Een kettingbotsing is vaak een opeenstapeling van fouten, waarbij het niet altijd duidelijk is wie aansprakelijk is. De eerste bestuurder omdat hij de controle over het stuur verloor? De tweede omdat hij te snel reed en dan maar op de remmende voorligger knalde? De volgende bestuurders omdat zij hun snelheid niet hadden aangepast aan de mistige weersomstandigheden? En wat met degene die wel kon stoppen maar tegen zijn voorligger werd gekatapulteerd door de eigen achterligger? Het zijn vragen waarop theoretisch zeker een antwoord te vinden is, maar die daarenboven ook tegen bewijsrechtelijke problemen aanlopen. Dat maakt de afhandeling van dergelijke schadedossiers heel moeilijk.
De aansprakelijke moet betalen
Dat is inderdaad het principe. Bij een klassiek auto-ongeval is het vaak heel duidelijk: wie een fout beging, die moet betalen. Rijd je dus zomaar tegen een stilstaande wagen aan? Dan ben je in principe aansprakelijk voor de schade aan die wagen en aan de inzittenden. En dan zal jouw verzekeraar de schade vergoeden. Tenzij de wagen natuurlijk zomaar ergens staat waar hij niet hoort te staan, bijvoorbeeld midden op de autosnelweg. Dan begaat die bestuurder een fout en moet zijn verzekeraar dokken. Maar dan heb je ook nog de situatie waarbij een wagen inrijdt op een stilstaande wagen die vervolgens tegen zijn voorligger wordt geduwd. In dat geval is in principe de derde wagen aansprakelijk voor de schade aan de twee auto’s voor hem.

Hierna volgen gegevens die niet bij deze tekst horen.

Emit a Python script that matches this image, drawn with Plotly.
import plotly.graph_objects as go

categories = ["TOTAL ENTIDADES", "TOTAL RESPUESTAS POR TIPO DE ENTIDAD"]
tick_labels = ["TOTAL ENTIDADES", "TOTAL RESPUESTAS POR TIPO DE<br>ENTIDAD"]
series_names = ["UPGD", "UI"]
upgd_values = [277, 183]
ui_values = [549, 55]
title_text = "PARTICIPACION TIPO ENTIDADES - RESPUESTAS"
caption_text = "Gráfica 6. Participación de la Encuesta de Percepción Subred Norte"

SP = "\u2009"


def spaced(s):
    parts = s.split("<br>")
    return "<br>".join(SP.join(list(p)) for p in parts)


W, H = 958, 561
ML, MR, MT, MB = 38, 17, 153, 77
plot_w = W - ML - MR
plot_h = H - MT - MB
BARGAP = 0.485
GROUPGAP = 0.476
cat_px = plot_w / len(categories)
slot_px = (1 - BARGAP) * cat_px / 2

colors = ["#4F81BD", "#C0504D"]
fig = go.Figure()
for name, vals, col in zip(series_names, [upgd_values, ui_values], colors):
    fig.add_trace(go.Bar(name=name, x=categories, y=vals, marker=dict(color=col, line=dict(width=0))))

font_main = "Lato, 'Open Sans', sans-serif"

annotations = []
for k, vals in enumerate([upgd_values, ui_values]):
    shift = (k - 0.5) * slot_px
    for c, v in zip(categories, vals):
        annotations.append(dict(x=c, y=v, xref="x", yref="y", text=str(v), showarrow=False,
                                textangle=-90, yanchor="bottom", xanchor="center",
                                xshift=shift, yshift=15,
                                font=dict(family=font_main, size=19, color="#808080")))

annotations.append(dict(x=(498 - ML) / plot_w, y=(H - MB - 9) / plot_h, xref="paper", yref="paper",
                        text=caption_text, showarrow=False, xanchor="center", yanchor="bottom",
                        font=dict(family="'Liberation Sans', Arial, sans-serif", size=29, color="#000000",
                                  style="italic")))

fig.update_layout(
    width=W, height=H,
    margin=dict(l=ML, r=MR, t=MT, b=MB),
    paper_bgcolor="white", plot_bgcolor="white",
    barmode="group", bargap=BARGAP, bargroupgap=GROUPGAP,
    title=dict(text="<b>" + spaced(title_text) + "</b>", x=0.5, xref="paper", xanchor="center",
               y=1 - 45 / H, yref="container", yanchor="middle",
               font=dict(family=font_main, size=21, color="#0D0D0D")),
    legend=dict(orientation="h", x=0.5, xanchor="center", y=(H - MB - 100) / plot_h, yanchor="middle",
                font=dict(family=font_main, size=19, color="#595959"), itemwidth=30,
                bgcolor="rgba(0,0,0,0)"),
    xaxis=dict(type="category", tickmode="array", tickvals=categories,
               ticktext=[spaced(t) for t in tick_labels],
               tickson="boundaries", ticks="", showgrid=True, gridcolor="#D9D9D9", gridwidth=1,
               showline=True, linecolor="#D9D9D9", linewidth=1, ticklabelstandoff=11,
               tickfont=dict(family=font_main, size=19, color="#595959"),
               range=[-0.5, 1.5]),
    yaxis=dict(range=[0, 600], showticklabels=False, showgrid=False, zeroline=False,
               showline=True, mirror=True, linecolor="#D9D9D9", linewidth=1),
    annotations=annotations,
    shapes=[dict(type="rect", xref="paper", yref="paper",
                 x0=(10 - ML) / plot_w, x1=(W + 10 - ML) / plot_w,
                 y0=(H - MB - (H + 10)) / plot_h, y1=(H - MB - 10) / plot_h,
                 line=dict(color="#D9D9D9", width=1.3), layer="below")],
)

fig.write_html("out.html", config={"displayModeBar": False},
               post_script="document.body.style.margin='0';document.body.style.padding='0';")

Het lijken bijzondere situaties te zijn, maar wie een kettingbotsing ontleedt ziet een opeenstapeling van fouten en aansprakelijkheden, wat in een niet te ontwarren knoop resulteert. Nochtans is dat noodzakelijk voor de afhandeling van schadeclaims. Dit mondt wel vaker uit in juridische procedures die tien jaar of langer aanslepen, waarbij je voortdurend op je centen moet wachten. En uiteraard moet je dan nog even kunnen bewijzen wie aansprakelijk is voor de schade…
Assuralia-overeenkomst van de verzekeraars
Omdat het vaak onmogelijk is om zonder juridische veldslagen tot oplossingen te komen, hebben alle verzekeringsmaatschappijen samen een overeenkomst afgesloten om dergelijke dossiers af te handelen. Dat is de zogenaamde Assuralia-overeenkomst. In de Assuralia-overeenkomst nemen de verzekeraars op hoe zij de schadevergoedingen afhandelen, ongeacht eventuele aansprakelijkheden tussen alle bestuurders onderling.

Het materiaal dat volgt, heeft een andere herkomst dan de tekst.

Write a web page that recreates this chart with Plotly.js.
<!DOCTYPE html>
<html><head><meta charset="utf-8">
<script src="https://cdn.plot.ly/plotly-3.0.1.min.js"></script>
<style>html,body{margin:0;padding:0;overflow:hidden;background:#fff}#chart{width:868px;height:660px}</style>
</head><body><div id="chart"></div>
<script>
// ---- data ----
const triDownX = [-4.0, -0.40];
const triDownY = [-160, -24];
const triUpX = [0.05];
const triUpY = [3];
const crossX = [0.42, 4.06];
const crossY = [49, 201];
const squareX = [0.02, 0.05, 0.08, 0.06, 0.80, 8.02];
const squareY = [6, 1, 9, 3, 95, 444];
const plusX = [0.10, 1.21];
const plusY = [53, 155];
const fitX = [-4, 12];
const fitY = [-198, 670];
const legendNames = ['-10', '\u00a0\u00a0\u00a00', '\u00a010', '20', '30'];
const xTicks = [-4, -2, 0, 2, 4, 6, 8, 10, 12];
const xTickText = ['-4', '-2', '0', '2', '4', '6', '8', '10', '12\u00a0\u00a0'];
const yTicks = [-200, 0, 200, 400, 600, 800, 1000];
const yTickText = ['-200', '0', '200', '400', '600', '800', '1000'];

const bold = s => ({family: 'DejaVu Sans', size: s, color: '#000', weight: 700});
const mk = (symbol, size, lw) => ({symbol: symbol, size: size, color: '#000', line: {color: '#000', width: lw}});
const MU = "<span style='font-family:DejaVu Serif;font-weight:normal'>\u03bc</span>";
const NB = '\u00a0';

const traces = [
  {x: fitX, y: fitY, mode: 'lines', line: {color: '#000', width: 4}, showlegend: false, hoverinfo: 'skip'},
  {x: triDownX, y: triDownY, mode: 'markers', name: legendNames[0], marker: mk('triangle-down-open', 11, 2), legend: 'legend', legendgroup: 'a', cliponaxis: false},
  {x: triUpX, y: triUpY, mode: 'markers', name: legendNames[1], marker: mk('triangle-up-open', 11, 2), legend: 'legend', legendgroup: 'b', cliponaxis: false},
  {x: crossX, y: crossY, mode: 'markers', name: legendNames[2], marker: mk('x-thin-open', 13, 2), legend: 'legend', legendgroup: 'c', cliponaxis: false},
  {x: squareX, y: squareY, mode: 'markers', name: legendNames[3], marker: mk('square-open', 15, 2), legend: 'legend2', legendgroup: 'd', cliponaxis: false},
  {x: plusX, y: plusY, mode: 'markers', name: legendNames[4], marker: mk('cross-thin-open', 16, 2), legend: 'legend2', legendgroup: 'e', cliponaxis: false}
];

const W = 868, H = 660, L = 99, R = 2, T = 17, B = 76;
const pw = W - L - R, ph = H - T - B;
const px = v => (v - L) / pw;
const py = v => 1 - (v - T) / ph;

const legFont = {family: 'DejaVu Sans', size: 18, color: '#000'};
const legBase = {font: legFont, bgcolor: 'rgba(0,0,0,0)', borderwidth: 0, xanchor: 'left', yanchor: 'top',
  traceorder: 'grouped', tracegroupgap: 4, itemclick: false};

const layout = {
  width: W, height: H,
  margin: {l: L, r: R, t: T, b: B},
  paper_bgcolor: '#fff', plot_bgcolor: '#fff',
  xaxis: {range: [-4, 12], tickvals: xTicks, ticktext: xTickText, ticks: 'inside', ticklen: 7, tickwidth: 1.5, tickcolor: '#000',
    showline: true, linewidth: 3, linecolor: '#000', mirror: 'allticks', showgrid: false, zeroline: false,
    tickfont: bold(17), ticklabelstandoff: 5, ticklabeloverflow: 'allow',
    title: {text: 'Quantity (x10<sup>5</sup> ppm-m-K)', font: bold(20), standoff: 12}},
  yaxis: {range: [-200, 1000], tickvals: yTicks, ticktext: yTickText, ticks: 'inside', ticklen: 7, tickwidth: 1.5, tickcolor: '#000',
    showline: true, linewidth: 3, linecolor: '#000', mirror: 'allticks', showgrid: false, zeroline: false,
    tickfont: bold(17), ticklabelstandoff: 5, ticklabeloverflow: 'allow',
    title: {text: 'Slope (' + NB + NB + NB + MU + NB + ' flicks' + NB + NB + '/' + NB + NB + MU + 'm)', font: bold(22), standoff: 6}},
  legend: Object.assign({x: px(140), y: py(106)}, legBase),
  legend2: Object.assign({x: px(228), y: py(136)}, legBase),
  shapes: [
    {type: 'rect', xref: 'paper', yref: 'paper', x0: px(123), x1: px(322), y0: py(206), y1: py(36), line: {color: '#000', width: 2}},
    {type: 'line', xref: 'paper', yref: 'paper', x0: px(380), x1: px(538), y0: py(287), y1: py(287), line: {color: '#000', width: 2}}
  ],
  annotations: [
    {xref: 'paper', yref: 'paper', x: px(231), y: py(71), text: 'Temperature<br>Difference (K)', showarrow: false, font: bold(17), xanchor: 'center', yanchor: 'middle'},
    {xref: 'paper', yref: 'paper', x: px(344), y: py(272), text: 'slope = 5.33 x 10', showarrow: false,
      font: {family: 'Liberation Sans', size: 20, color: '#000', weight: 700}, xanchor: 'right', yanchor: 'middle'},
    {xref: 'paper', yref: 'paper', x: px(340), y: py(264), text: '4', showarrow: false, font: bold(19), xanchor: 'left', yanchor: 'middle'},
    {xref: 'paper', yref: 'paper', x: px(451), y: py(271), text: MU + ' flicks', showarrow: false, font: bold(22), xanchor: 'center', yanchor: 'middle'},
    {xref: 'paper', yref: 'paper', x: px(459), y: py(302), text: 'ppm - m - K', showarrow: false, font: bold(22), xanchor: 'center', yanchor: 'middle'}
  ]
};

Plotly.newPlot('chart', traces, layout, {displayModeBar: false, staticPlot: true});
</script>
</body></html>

In de Assuralia-overeenkomst staat dat je eigen BA-verzekeraar 100% van de lichamelijke schade (excl. morele schade) en 50% van de materiële schade zal uitbetalen. Hierbij maakt het niet uit of je al dan niet een fout beging, wat sowieso heel moeilijk of niet valt aan te tonen. Die 50%-grens valt te verklaren door het feit dat bijna alle bestuurders zowel slachtoffer als aansprakelijke zijn en dus geen recht hebben op een algehele vergoeding. Dat laatste is natuurlijk wel anders wanneer je over een omniumverzekering beschikt, want zo’n verzekering is niet afhankelijk van het aansprakelijkheidsvraagstuk. Dan krijg je gewoon een vergoeding voor 100% van de materiële schade. Ook wanneer het na een juridische procedure mogelijk is om alsnog een aansprakelijke aan te wijzen, kan je het resterend gedeelte daar nog steeds verhalen. Die 50% is met andere woorden een ondergrens voor alle daders-slachtoffers van een kettingbotsing.
Assuralia-overeenkomst niet altijd van toepassing
Weet wel dat de Assuralia-overeenkomst niet altijd wordt toegepast. Het toepassingsgebied ervan is bijvoorbeeld beperkt tot het Belgisch grondgebied en bovendien is het Assuralia die dossier per dossier beslist of de overeenkomst al dan niet wordt ingeroepen. Indien dat niet het geval is, moet je dus zelf maar aantonen wie aansprakelijk is voor je schade.